The Borough of Manhattan Community College announced this week that it received a grant of $190,000 from the National Science Foundation to fund an educational robotics program. The school hopes the program encourages more minority students to enter the fields of computer programming and physics and, more importantly, encourage those already within the field to continue pursuing it.
“One of the things we’re concerned about is retention,” said Todd Flyr, a professor in the college’s Computer Information Systems Department. “More than recruitment, we’re really trying to keep students who have expressed interest in the subject, but then find difficulty.
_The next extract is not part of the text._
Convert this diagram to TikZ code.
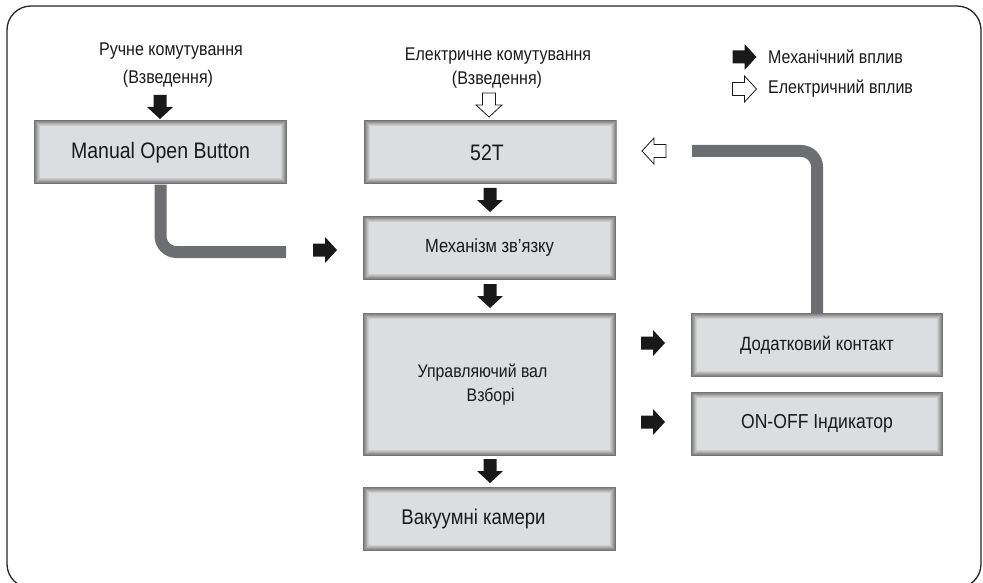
\documentclass[tikz,border=0pt]{standalone}
\usepackage{fontspec}
\setmainfont[FakeStretch=0.87]{Liberation Sans}
\definecolor{boxfill}{HTML}{DCDDDE}
\definecolor{pipec}{HTML}{6D6E71}
\newcommand{\fs}[1]{\fontsize{#1}{#1}\selectfont}
\tikzset{
  bevbox/.style={rectangle, fill=boxfill, inner sep=0pt, minimum width=253pt, minimum height=64pt,
    path picture={
      \foreach \i/\c in {0/55,1/47,2/40,3/33,4/26,5/20}{
        \draw[black!\c, line width=1pt]
          ([xshift={(\i+0.5)*1pt}, yshift={-(\i+0.5)*1pt}]path picture bounding box.north west)
          rectangle
          ([xshift={-(\i+0.5)*1pt}, yshift={(\i+0.5)*1pt}]path picture bounding box.south east);
      }
    }},
  lbl/.style={inner sep=0pt, text=black!90},
  pipe/.style={draw=pipec, line width=12pt, rounded corners=16pt},
  barrow/.pic={\path[pic actions] (-12,-6.5) -- (0,-6.5) -- (0,-13) -- (12,0) -- (0,13) -- (0,6.5) -- (-12,6.5) -- cycle;},
  blk/.style={fill=black!90},
  wht/.style={fill=white, draw=black!90, line width=0.8pt, line join=miter}
}
\begin{document}
\begin{tikzpicture}[x=1pt, y=-1pt]
\useasboundingbox (0,0) rectangle (983,583);
\draw[line width=1.3pt, black!85, rounded corners=24pt] (7,6) rectangle (981,588);

% boxes
\node[bevbox, text=black!90] (manual) at (160.5,152.5) {\fs{22.4}Manual Open Button};
\node[bevbox, text=black!90] (t52) at (490,152.5) {\fs{22.4}52T\hspace*{6pt}};
\node[bevbox, text=black!90] (mech) at (489.5,247.5) {\fs{19}Механізм зв{\char39}язку};
\node[bevbox, text=black!90, minimum height=143pt, align=left] (shaft) at (489.5,384.5)
  {\fs{18.2}Управляючий вал\hspace*{14pt}\\[6pt]\fs{18.2}\hspace*{49pt}Взборі};
\node[bevbox, text=black!90] (vac) at (489.5,519) {\fs{21.3}Вакуумні камери\hspace*{32pt}};
\node[bevbox, text=black!90, minimum width=252pt] (aux) at (817,345) {\fs{19.2}Додатковий контакт};
\node[bevbox, text=black!90, minimum width=252pt] (ind) at (817,424) {\fs{20.2}ON-OFF Індикатор};

% top labels
\node[lbl] (man1) at (171,51) {\fs{18.4}Ручне комутування};
\node[lbl] (man2) at (168,79) {\fs{18.4}(Взведення)};
\node[lbl] (el1) at (498,56) {\fs{18.4}Електричне комутування};
\node[lbl] (el2) at (497,80) {\fs{18.4}(Взведення)};

% legend
\node[lbl, anchor=west] (leg1) at (768,57) {\fs{18.4}Механічний вплив};
\node[lbl, anchor=west] (leg2) at (768,89) {\fs{18.4}Електричний вплив};
\pic[blk] at (744.5,57) {barrow};
\pic[wht] at (744.5,89) {barrow};

% pipes
\coordinate (p1end) at (286,252);
\draw[pipe] (manual.south) |- (p1end);
\coordinate (p2start) at (692,151);
\draw[pipe] (p2start) -| (aux.north);

% arrows
\pic[blk, rotate=-90] at (160,107) {barrow};
\pic[wht, rotate=-90] at (489,105) {barrow};
\pic[wht, rotate=180] at (654,151) {barrow};
\pic[blk, rotate=-90] at (490,200) {barrow};
\pic[blk, rotate=-90] at (490,296) {barrow};
\pic[blk, rotate=-90] at (490,471) {barrow};
\pic[blk] at (325,250) {barrow};
\pic[blk] at (653,343) {barrow};
\pic[blk] at (653,422) {barrow};
\end{tikzpicture}
\end{document}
A lot of these people still enjoy working with the physical devices, so we try to find activities for them that they want to willingly spend extra time on.”
Flyr has also worked with high school students before, and said his presentations on robotics generate a lot of interest.
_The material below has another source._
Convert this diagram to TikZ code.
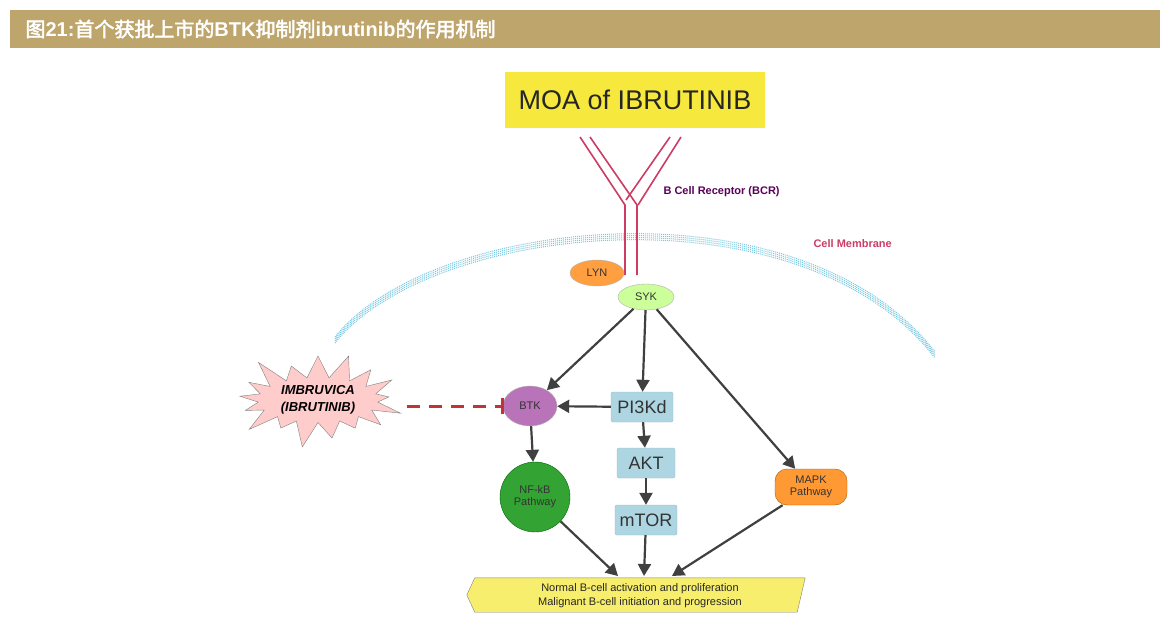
\documentclass[tikz,border=0pt]{standalone}
\usepackage{fontspec}
\setmainfont{Liberation Sans}
\newfontfamily\cjk{Noto Sans CJK SC}[AutoFakeBold=2.5]
\usetikzlibrary{shapes.geometric,shapes.symbols,arrows.meta}
\definecolor{tan}{RGB}{189,165,108}
\definecolor{moay}{RGB}{246,232,60}
\definecolor{rec}{RGB}{205,60,100}
\definecolor{mem}{RGB}{120,200,225}
\definecolor{boxb}{RGB}{173,214,226}
\begin{document}
\begin{tikzpicture}[x=1pt,y=-1pt,
  arr/.style={draw=black!75,line width=2.2pt,-{Triangle[length=12pt,width=13pt]}},
  pbox/.style={draw=boxb!70!gray,fill=boxb,rounded corners=2pt,minimum height=30pt,font=\fontsize{18}{18}\selectfont,text=black!80},
  ell/.style={ellipse,draw=gray!60,inner sep=0pt,font=\fontsize{11}{11}\selectfont,text=black!80}]
\useasboundingbox (0,0) rectangle (1168,634);
\fill[white] (0,0) rectangle (1168,634);
\node[fill=tan,minimum width=1150pt,minimum height=38pt,anchor=north west,inner sep=0pt] (bar) at (10,10) {};
\node[anchor=west,text=white,font=\fontsize{20}{20}\selectfont] (title) at (22,29) {{\cjk\bfseries 图}\textbf{21:}{\cjk\bfseries 首个获批上市的}\textbf{BTK}{\cjk\bfseries 抑制剂}\textbf{ibrutinib}{\cjk\bfseries 的作用机制}};
\node[fill=moay,minimum width=260pt,minimum height=56pt,font=\fontsize{27}{27}\selectfont,text=black!85] (moa) at (635,100) {MOA of IBRUTINIB};
% membrane
\foreach \d in {-3,-1,1,3}
 \draw[mem,line width=1pt,dash pattern=on 1pt off 1pt] (335,340+\d) .. controls (430,220+\d) and (800,180+\d) .. (935,355+\d);
% receptor
\draw[rec,line width=1.6pt] (580,137) -- (625,205) -- (625,275);
\draw[rec,line width=1.6pt] (590,137) -- (637,205) -- (637,275);
\draw[rec,line width=1.6pt] (670,137) -- (626,200);
\draw[rec,line width=1.6pt] (681,137) -- (638,205);
\node[anchor=west,text=violet!70!black,font=\bfseries\fontsize{11}{11}\selectfont] (bcr) at (660,192) {B Cell Receptor (BCR)};
\node[anchor=west,text=rec,font=\bfseries\fontsize{11}{11}\selectfont] (cm) at (810,244) {Cell Membrane};
\node[ell,fill=orange!75,minimum width=54pt,minimum height=26pt] (lyn) at (597,273) {LYN};
\node[ell,fill=green!50!yellow!40,minimum width=56pt,minimum height=26pt] (syk) at (646,297) {SYK};
\node[ell,fill=violet!55,minimum width=54pt,minimum height=40pt] (btk) at (530,406) {BTK};
\node[pbox,minimum width=62pt] (pi3) at (642,407) {PI3Kd};
\node[pbox,minimum width=58pt] (akt) at (646,463) {AKT};
\node[pbox,minimum width=62pt] (mtor) at (646,520) {mTOR};
\node[circle,draw=green!40!black,fill=green!55!black!80,minimum size=70pt,inner sep=0pt,align=center,font=\fontsize{11}{12}\selectfont,text=black!80] (nfkb) at (535,497) {NF-kB\\Pathway};
\node[draw=orange!70!black,fill=orange!80,rounded corners=12pt,minimum width=72pt,minimum height=36pt,inner sep=0pt,align=center,font=\fontsize{11}{12}\selectfont,text=black!80] (mapk) at (811,487) {MAPK\\Pathway};
\node[starburst,starburst points=17,starburst point height=30pt,draw=gray,fill=pink!80,minimum width=180pt,minimum height=105pt,inner sep=0pt,align=center,font=\bfseries\itshape\fontsize{13}{17}\selectfont] (star) at (318,400) {IMBRUVICA\\(IBRUTINIB)};
\node[minimum width=330pt,minimum height=34pt,inner sep=0pt] (out) at (640,595) {};
\draw[gray,fill=moay!75] (out.north west) -- (out.north east) -- ([xshift=-8pt]out.south east) -- (out.south west) -- ([xshift=-8pt]out.west) -- cycle;
\node[align=center,font=\fontsize{11}{14}\selectfont,text=black!85] (outt) at (640,596) {Normal B-cell activation and proliferation\\Malignant B-cell initiation and progression};
\coordinate (o1) at (618,576);
\coordinate (o2) at (644,576);
\coordinate (o3) at (672,576);
\coordinate (inh) at (407,406);
\draw[arr] (syk) -- (btk);
\draw[arr] (syk) -- (pi3);
\draw[arr] (syk) -- (mapk);
\draw[arr] (pi3) -- (btk);
\draw[arr] (pi3) -- (akt);
\draw[arr] (akt) -- (mtor);
\draw[arr] (btk) -- (nfkb);
\draw[arr] (nfkb) -- (o1);
\draw[arr] (mtor) -- (o2);
\draw[arr] (mapk) -- (o3);
\draw[red!70!black!80,line width=3pt,dash pattern=on 13pt off 9pt] (inh) -- (btk.west);
\draw[red!70!black!80,line width=3pt] ([yshift=-8pt]btk.west) -- ([yshift=8pt]btk.west);
\end{tikzpicture}
\end{document}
“We actually had some robotics kits we let [the high school students] use and there were a lot of hands on those devices,” he said.
Mete Kok, also a computer professor, said B.M.C.C. is trying to recruit students through its relationship with the high schools, and encourage more students to enter the fields known as STEM or science, technology, engineering and mathematics.
Antonio Perez, B.M.C.C.’s president, said in a prepared statement: “It is one thing to learn the function of an algorithm on paper, in an abstract sense, but it is quite another to see how it can be applied to building something tangible and kinetic, such as a robot.”